Healthy alternative: Instead, enjoy filtered tap water or homemade brewed teas. When buying bottled beverages, avoid those that contain artificial sweeteners and high fructose corn syrup. Choose pure juices or juice your own fruits and veggies at home. Before accepting marketing claims such as “100 percent natural” or “no artificial sweeteners,” read the label. If you can’t pronounce the ingredients, chances are they may not all be natural.
In a 2012 study in the Archives of Internal Medicine, researchers linked red meat with increased risk of cancer and cardiovascular disease. But before buying faux meat products, check the ingredient list. Many contain excess sodium, fillers, and artificial flavours.
Healthy alternative: Check the sodium and fat content of all faux meat products. Retrain your taste buds to enjoy meat alternatives made with vegetables and whole grains.
There’s a dark side to this antioxidant-rich dessert. “It often contains high amounts of added sugar or dairy,” says Laurel DiMasi, a certified nutrition counsellor. It also has 150 calories in just an ounce, plus saturated fat.
Healthy alternative: When buying your next bar, look at the ingredients; chocolate liquor or cocoa should appear first, and it should have a labelled minimum cocoa percentage of 70 percent. Chocoholics be warned: You only need 1 oz (28 g) of dark chocolate daily to experience its health benefits.
“Something”-free junk food
The category of gluten-free or dairy-free junk foods is a big issue for Hélène Charlebois, a registered dietitian in Ottawa. “Many of my clients assume that by buying these types of [baked] that they are healthier than their regularly made counterparts,” she says. “But a calorie is a calorie; eating too much of any food is not healthy.”
Healthy alternative: If you’re watching your calorie consumption, calories and carbohydrates matter more than the latest ingredient-free trend if you have no specific ingredient sensitivities. Work with a nutritionist to identify specific dietary factors that you need to avoid.
Agave nectar may score lower than sugar on the glycemic index, but it’s not perfect. “It’s almost 90 percent fructose,” says Kevin Kuhn, a nutrition coach and certified strength and conditioning specialist. “It doesn’t elicit an insulin response, so it has a much higher chance of being stored as fat while contributing to insulin resistance.”
Healthy alternative: Agave nectar may be healthier than sugar in some ways, but that’s not permission to go overboard.

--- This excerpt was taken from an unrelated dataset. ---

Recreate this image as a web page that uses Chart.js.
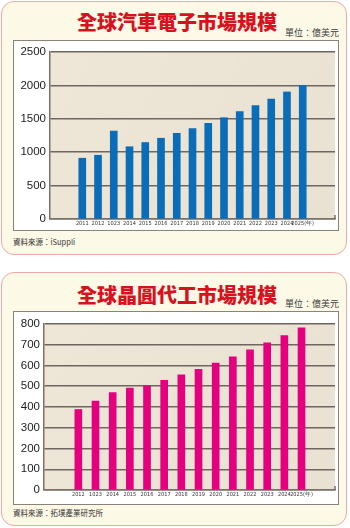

Treat it just like any other added sweetener. “Using a little will not hurt you,” says Kuhn. Choose sweeteners such as honey, maple syrup, molasses, fruit juice concentrate, or organic coconut palm sugar, which add sweetness and nutritional value.
The next time you need an on-the-go breakfast or gym snack, reaching for your favourite granola bar may not be ideal. “If you check the label, many are just processed mixtures of sugar, fat, and refined carbs,” warns Sharon Palmer, dietitian and author of The Plant-Powered Diet (Hodder & Stoughton, 2012). “The nutritional lineup can be similar to a candy bar.”
Healthy alternative: Avoid granola bars that contain high amounts of sugar, fructose corn syrup, candy coatings, and preservatives. Choose a bar that contains whole food ingredients and is fortified with vitamins and minerals. If you’re looking for a meal replacement bar, make sure it has at least 5 grams of protein and at least 3 grams of fibre.
Frozen yogurt has a healthy aura around it, especially compared to traditional high-fat, high-sugar ice cream. However, many of the perceived benefits may not actually be there. For example, the heat processing of frozen yogurt products and subsequent freezing often kills the beneficial live cultures found in regular yogurt.
Healthy alternative: The label should specify whether the frozen yogurt contains live cultures. Avoid products with excess sweeteners and high amounts of fat.